Burrow, though, rose from a late-round afterthought to the near-unanimous projection. Lawrence will have occupied the title for several years, which is not dissimilar to Tua Tagovailoa's history.
Only, after Burrow's rise and a hip injury, Tagovailoa is merely a potential top-five pick.
Does any quarterback have a legitimate chance to catch Lawrence, as Burrow did with Tagovailoa? History has shown that NFL teams will pick a potential franchise quarterback above any elite prospect at another position, and Lawrence is certainly that.
The situations—while comparable—are not identical. Tagovailoa has his injury concerns, and the 6'0" southpaw lacks prototypical quarterback size and spectacular velocity. Those negatives were often mentioned during the "Tank for Tua" talk.
Lawrence, meanwhile, is listed at 6'6" and has an impressive throwing speed that topped 61 mph when he was a freshman in 2018. For reference, per OurLads, only Buffalo Bills quarterback Josh Allen threw a faster ball at the NFL combine from 2008 to 2019.
More than a calendar year from the 2021 NFL draft, Lawrence is clearly the top-rated eligible player. Plus, his prospect pedestal is starting a fair bit higher than Tagovailoa's perch thanks to the size, velocity and dual-threat advantages.
All of that is the long-winded way of saying: Good luck catching Lawrence.
By no means is that a shocking statement. If you follow college football even casually, you're familiar with the quarterback who's guided Clemson to the national championship stage in both of the last two seasons, winning the title once.
In all likelihood, Lawrence will be praised as the best quarterback prospect since Andrew Luck (2012). You might already know that.
So, perhaps there's a better question: What would it take for Lawrence to lose his standing as the projected No. 1?
The elephant in the room is an injury—something we never want to consider. Still, this is football. It's a violent game, and Lawrence will be the target of defenders for 500-plus plays in 2020. Forget the targeting discussion of the following play; Shaun Wade's hit on Lawrence in the Fiesta Bowl is a perfect example of the risk a quarterback accepts on any given snap.
We're not dwelling on that topic, but it must be mentioned—injury is the major concern for Tua, after all.
Strictly on the field, Lawrence's top draft-eligible competition is Ohio State's Justin Fields.
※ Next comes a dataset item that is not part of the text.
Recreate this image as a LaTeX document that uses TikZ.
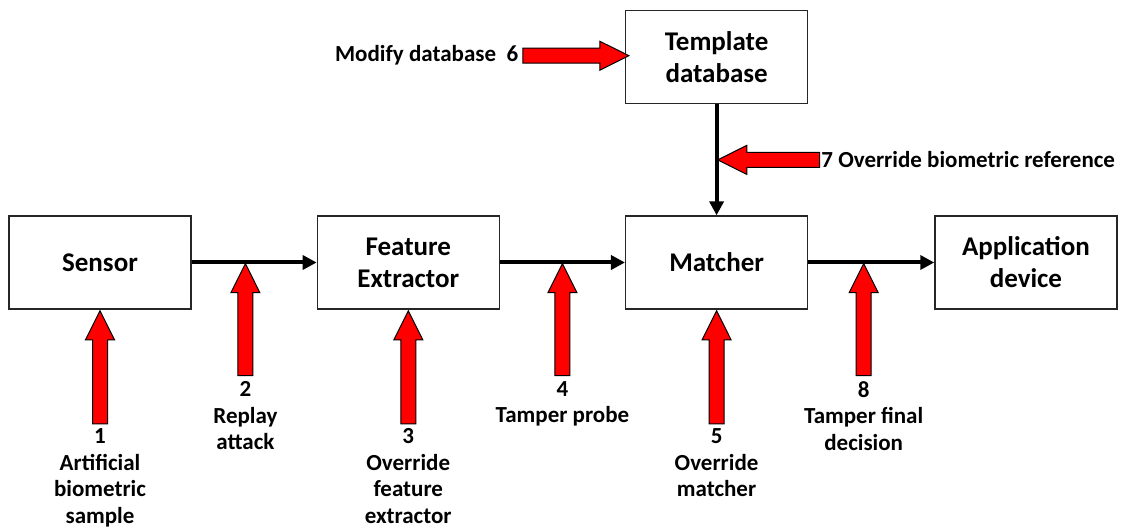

He's a pass-first dual-threat quarterback who accounted for 3,757 yards and 51 touchdowns last season.
Through seven weeks in 2019, Fields outperformed his counterpart at Clemson. Lawrence struggled with forcing passes—trying to do too much, in his words. Fields had some fumbling issues but tossed one interception in his first 13 games last season.
However, unless Lawrence encounters a similar struggle he can't shake, NFL teams won't be scared away. He totaled 26 scores and zero interceptions over Clemson's last eight games.
It doesn't take much for old-school NFL executives to fall in love with a tall, strong-armed quarterback. And none of those— the 6'5" Allen or 6'5" Daniel Jones, for example—had anywhere close to Lawrence's top-end potential. A brief stretch of errors will be forgiven.
Fields can ascend to No. 1 if he puts together a second near-perfect season. The theoretical expanse of Lawrence's margin for error is subjective, but it's not thin.
The next tier of quarterback prospects—North Dakota State's Trey Lance, Georgia's Jamie Newman, Texas A&M's Kellen Mond, Minnesota's Tanner Morgan, Mississippi State's K.J. Costello, Florida's Kyle Trask and Texas' Sam Ehlinger, among others—is so far behind.
It's tough to be compared to quarterbacks with prototypical size, good mobility, elite production and no injury history, huh?
No, we didn't expect Burrow's rise from marginally efficient to historic, yet it happened. But a comparable surge—and we're not throwing out 60-touchdown predictions for anyone—would simply put a Mond or Trask or Ehlinger within shouting distance of Lawrence and Fields.
If any quarterback is to catch Lawrence, it must be Ohio State's star. Otherwise, the 2021 NFL Scouting Combine won't have a lot of drama surrounding the No. 1 pick either.